DIRECTIONS
Count every line of these entries that holds the word "Python", and reply with the number only.

ITEMS
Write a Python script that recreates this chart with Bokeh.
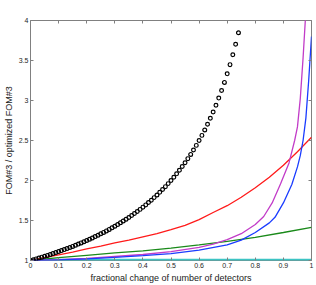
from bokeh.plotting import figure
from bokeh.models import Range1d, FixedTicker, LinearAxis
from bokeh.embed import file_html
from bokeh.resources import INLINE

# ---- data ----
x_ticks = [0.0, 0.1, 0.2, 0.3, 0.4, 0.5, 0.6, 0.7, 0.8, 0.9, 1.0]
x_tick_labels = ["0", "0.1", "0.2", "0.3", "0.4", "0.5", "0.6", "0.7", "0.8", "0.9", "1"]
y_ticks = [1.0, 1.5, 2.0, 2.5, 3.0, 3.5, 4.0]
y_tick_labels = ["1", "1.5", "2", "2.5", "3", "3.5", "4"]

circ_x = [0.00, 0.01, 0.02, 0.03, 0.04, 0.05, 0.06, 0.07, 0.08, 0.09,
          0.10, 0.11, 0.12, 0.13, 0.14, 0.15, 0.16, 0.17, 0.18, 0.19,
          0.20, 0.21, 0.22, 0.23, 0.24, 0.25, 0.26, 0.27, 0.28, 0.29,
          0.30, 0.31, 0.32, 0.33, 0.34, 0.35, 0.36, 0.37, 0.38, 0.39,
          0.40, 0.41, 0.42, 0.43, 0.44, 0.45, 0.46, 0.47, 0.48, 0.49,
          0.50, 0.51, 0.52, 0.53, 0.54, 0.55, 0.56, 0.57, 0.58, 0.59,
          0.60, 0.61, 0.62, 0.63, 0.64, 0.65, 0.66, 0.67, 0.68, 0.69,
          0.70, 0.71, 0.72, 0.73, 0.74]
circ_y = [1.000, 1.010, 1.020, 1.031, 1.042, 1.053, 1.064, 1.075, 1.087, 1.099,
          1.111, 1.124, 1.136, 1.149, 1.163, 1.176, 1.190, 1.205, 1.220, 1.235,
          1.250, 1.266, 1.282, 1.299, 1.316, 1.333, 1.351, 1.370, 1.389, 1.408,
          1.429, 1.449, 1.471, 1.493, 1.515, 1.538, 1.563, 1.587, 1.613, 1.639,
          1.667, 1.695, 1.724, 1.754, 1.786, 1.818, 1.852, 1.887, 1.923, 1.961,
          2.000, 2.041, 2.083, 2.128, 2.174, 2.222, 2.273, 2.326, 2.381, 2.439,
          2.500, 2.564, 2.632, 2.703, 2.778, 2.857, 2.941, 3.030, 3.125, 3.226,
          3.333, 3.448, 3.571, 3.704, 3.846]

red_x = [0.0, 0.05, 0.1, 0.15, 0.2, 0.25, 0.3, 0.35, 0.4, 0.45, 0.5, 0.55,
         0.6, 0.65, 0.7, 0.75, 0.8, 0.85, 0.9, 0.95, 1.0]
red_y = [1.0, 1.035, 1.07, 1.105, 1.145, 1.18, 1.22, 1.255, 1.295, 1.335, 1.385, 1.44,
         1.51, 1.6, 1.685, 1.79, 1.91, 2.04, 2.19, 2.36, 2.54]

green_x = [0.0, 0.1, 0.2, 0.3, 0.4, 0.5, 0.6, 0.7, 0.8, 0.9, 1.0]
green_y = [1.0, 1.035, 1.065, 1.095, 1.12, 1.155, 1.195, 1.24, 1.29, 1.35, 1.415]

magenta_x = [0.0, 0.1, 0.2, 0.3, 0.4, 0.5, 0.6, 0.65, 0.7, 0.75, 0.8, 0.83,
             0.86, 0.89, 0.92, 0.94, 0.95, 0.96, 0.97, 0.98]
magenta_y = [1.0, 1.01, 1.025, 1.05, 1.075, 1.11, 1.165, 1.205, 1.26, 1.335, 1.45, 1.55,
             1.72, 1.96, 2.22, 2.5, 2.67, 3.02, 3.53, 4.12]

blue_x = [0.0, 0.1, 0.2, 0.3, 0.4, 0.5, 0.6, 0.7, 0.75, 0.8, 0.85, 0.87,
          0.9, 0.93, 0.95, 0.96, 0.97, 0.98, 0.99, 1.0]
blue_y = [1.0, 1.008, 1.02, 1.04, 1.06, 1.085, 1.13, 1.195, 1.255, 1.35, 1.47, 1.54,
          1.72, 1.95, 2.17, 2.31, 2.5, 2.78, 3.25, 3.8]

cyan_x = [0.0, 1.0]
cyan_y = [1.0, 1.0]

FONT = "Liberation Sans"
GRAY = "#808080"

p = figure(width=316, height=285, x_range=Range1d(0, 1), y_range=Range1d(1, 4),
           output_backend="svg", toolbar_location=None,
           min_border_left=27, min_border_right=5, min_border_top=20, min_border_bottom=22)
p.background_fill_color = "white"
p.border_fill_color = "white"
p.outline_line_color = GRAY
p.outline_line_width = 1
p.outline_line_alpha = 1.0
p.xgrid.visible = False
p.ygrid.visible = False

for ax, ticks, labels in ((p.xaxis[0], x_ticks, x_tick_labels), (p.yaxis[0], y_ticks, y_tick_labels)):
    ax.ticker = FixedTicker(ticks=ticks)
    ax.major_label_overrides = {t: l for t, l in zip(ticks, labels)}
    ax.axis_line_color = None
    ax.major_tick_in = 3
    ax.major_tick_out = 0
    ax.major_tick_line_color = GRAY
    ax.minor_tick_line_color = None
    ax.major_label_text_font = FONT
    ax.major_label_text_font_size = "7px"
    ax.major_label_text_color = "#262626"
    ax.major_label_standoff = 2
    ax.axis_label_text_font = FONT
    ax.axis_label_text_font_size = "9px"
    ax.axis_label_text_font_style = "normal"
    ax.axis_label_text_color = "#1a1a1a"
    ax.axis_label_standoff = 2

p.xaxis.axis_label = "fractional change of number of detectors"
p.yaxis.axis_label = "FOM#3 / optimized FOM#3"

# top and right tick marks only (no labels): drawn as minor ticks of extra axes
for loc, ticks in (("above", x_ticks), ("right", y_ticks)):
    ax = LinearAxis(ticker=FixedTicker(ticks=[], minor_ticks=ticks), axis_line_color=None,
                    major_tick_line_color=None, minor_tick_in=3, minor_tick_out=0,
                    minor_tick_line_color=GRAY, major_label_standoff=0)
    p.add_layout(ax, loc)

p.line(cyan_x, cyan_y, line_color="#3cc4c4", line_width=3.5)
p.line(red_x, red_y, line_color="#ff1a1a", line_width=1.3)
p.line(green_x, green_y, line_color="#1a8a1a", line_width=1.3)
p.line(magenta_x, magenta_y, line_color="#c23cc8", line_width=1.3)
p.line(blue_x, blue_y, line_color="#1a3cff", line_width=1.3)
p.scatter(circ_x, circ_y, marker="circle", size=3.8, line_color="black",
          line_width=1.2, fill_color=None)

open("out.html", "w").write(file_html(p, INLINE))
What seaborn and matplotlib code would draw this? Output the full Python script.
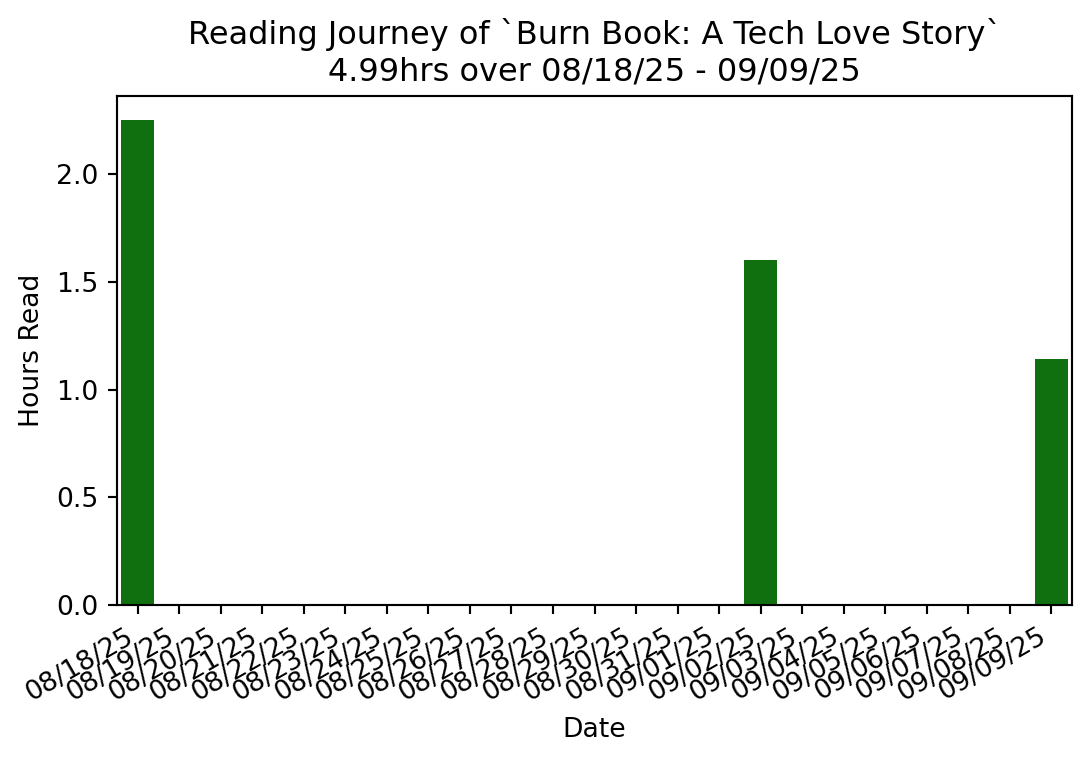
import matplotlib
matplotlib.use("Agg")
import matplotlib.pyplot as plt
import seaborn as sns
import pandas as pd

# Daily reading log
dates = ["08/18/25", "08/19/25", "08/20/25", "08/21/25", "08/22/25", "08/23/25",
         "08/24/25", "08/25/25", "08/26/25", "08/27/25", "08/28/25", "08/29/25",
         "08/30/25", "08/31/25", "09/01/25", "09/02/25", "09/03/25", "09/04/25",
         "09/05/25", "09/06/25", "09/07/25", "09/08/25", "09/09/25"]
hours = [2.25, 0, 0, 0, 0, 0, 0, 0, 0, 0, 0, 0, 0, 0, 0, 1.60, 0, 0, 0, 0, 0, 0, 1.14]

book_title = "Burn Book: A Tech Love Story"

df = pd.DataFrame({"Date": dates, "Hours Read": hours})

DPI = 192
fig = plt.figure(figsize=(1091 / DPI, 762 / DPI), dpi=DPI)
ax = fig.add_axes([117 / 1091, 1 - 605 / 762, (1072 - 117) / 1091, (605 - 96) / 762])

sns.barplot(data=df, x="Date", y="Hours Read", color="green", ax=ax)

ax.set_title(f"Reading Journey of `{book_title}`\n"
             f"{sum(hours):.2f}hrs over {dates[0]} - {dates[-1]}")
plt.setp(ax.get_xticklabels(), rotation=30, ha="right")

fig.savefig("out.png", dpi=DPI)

SOLUTION TO THIS PROBLEM
2